Dora Kramer(*) para O Estado de S.Paulo
A regra é clara: o salário mais alto a ser pago no funcionalismo público é o equivalente ao que recebem os ministros do Supremo Tribunal Federal, hoje fixado em R$ 26.723,13.
Embora seja o que diz a Constituição, não é o que ocorre no Senado nem o que pensa o Tribunal Regional Federal (TRF) da 1.ª Região, que cassou a liminar de um juiz de primeira instância proibindo - a pedido do Ministério Público - o pagamento de salários acima do teto a cerca de 700 dos 3 mil funcionários do Senado, que acumulam vantagens e benefícios e chegam a receber R$ 35 mil por mês.
O cálculo é estimado porque a Casa presidida por José Sarney não fornece o dado correto nem aos órgãos de controle, em outra transgressão constitucional, desta vez ao preceito da transparência que deve nortear a administração pública.
A decisão ainda não é final, mas de qualquer forma evidencia um conluio entre os Poderes Judiciário e Legislativo em atuação na defesa de seus próprios interesses.
A Mesa do Senado, ao recorrer da primeira sentença, mostra total desapreço pela palavra empenhada - e pelo dinheiro gasto com serviços contratados à Fundação Getúlio Vargas - de fazer uma reforma administrativa e controlar os gastos.

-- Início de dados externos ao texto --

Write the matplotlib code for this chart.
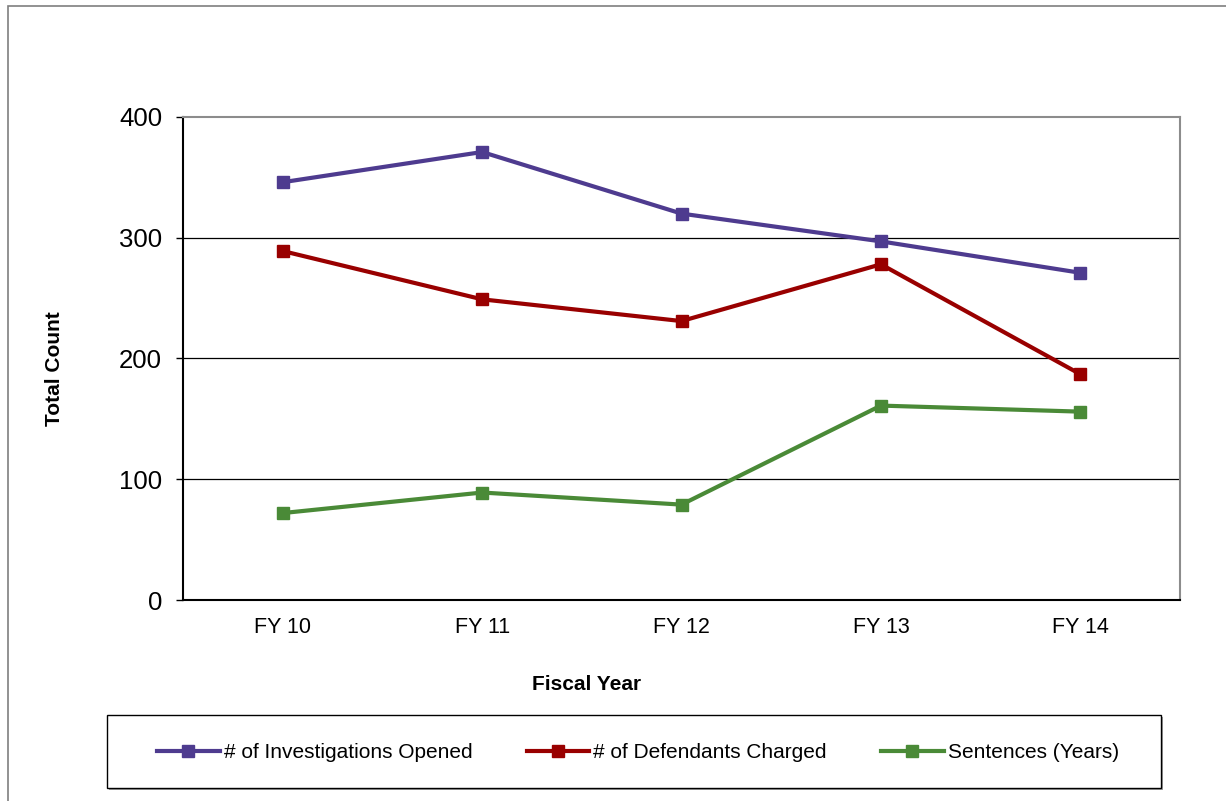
import matplotlib.pyplot as plt
from matplotlib.patches import Rectangle

plt.rcParams['font.family'] = ['Liberation Sans', 'DejaVu Sans']

years = ['FY 10', 'FY 11', 'FY 12', 'FY 13', 'FY 14']
investigations = [346, 371, 320, 297, 271]
defendants = [289, 249, 231, 278, 187]
sentences = [72, 89, 79, 161, 156]

series = [
    ('# of Investigations Opened', investigations, '#4E3B8F'),
    ('# of Defendants Charged', defendants, '#990000'),
    ('Sentences (Years)', sentences, '#4A8A37'),
]

W, H = 1226, 801
fig = plt.figure(figsize=(W / 100, H / 100), dpi=100)

# outer chart border
fig.patches.append(Rectangle((8 / W, -0.01), 1.02, 1 - 6 / H + 0.01,
                             transform=fig.transFigure, fill=False,
                             edgecolor='#7f7f7f', linewidth=1.2))

ax = fig.add_axes([183 / W, 1 - 600 / H, (1180 - 183) / W, (600 - 117) / H])

x = list(range(len(years)))
for label, vals, color in series:
    ax.plot(x, vals, color=color, linewidth=3, marker='s', markersize=8,
            label=label)

ax.set_xlim(-0.5, len(years) - 0.5)
ax.set_ylim(0, 400)
ax.set_yticks([0, 100, 200, 300, 400])
ax.set_xticks(x)
ax.set_xticklabels(years, fontsize=15.5)
ax.tick_params(axis='y', labelsize=18.5, length=5, width=1, pad=10)
ax.tick_params(axis='x', length=0, pad=12)

for y in [100, 200, 300]:
    ax.axhline(y, color='black', linewidth=0.9, zorder=0)

ax.spines['left'].set_color('black')
ax.spines['bottom'].set_color('black')
ax.spines['top'].set_color('#8c8c8c')
ax.spines['right'].set_color('#8c8c8c')
for s in ax.spines.values():
    s.set_linewidth(1.5)

fig.text(54 / W, 1 - 369 / H, 'Total Count', rotation=90, ha='center',
         va='center', fontsize=15, fontweight='bold')
fig.text(587 / W, 1 - 684 / H, 'Fiscal Year', ha='center', va='center',
         fontsize=15, fontweight='bold')

# legend box with a faint shadow
fig.patches.append(Rectangle((109 / W, 1 - 790 / H), (1161 - 107) / W, 73 / H,
                             transform=fig.transFigure, facecolor='#a0a0a0',
                             edgecolor='none', zorder=1))
fig.patches.append(Rectangle((107 / W, 1 - 788 / H), (1161 - 107) / W, 73 / H,
                             transform=fig.transFigure, facecolor='white',
                             edgecolor='black', linewidth=1.0, zorder=2))

leg = fig.legend(loc='center', ncol=3, bbox_to_anchor=(638 / W, 1 - 753 / H),
                 fontsize=15, frameon=False, handlelength=3.0,
                 handletextpad=0.2, columnspacing=2.6)
leg.set_zorder(3)

fig.savefig('out.png', dpi=100)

O tribunal, por sua vez, agiu também em causa própria: procura agradar ao comando do Senado na expectativa de que venha a ser agraciado por ele com apoio à elevação do teto salarial. Unem-se, assim, os dois Poderes, num esforço para agredir a lei e lesar o Erário.
A argumentação do presidente do TRF, Olindo Menezes, para cassar a liminar é um verdadeiro elogio à desfaçatez. Disse ele que manter a proibição do pagamento de salários acima do teto constitucional poderia "lesar a ordem pública", pois o "corte abrupto" inviabilizaria os trabalhos do Senado.
Corte abrupto? O tema está há meses em pauta. E ainda que a redução fosse repentina, no que isso prejudicaria o funcionamento do Senado superfaturado em efetivo e privilégios?
Certamente nenhum dos funcionários do Senado, detentores ou não de supersalários, se disporia a abrir mão de um emprego que não encontra paradeiro em matéria de condições vantajosas na iniciativa privada.
Ademais, o que lesa a ordem pública não é o cumprimento da lei, mas alianças nocivas entre instituições da República que avocam a si o direito de abusar de suas prerrogativas.
Ação temerária.
O líder do PMDB na Câmara, Henrique Eduardo Alves, apresentou suas credenciais para escolher relatores de projetos, ao justificar a indicação de Eduardo Cunha para relator da reforma do Código de Processo Civil: "Ele me pediu em fevereiro".
Ou seja, com o líder e deputado decano da Casa é assim: quem pedir leva. Independentemente da qualificação (ou desqualificação) para a tarefa.
Henrique Eduardo Alves bancou a indicação e também sustentou posição em favor da permanência de Pedro Novais no Ministério do Turismo contra a opinião de metade da bancada que lidera.
Vai cavando, assim, a abertura de larga cunha em seu projeto de presidir a Câmara na sucessão de Marco Maia. Se a bancada quiser, começa por destituí-lo da liderança já no ano que vem.
Se o líder apurar os ouvidos, ouvirá de liderados que o acordo feito com o PT foi o de contemplar "um" deputado do PMDB, não necessariamente "o" deputado Henrique Eduardo Alves.
No paralelo.
O esforço do ex-presidente Lula para se manter no noticiário a fim de não perder os requisitos da perspectiva de poder é legítimo.
Mesmo que isso suscite suspeitas de que esteja em campanha para 2014 e reduza, assim, Dilma Rousseff à condição de uma presidente-tampão.
Mas, daí a despachar com ministros do governo dela cobrando informações e providências de forma a responder a cobranças de sua "base", vai uma boa distância.
Aquela que separa a atuação política com aspirações eleitorais aceitáveis do desrespeito à pessoa da presidente e à instituição presidencial.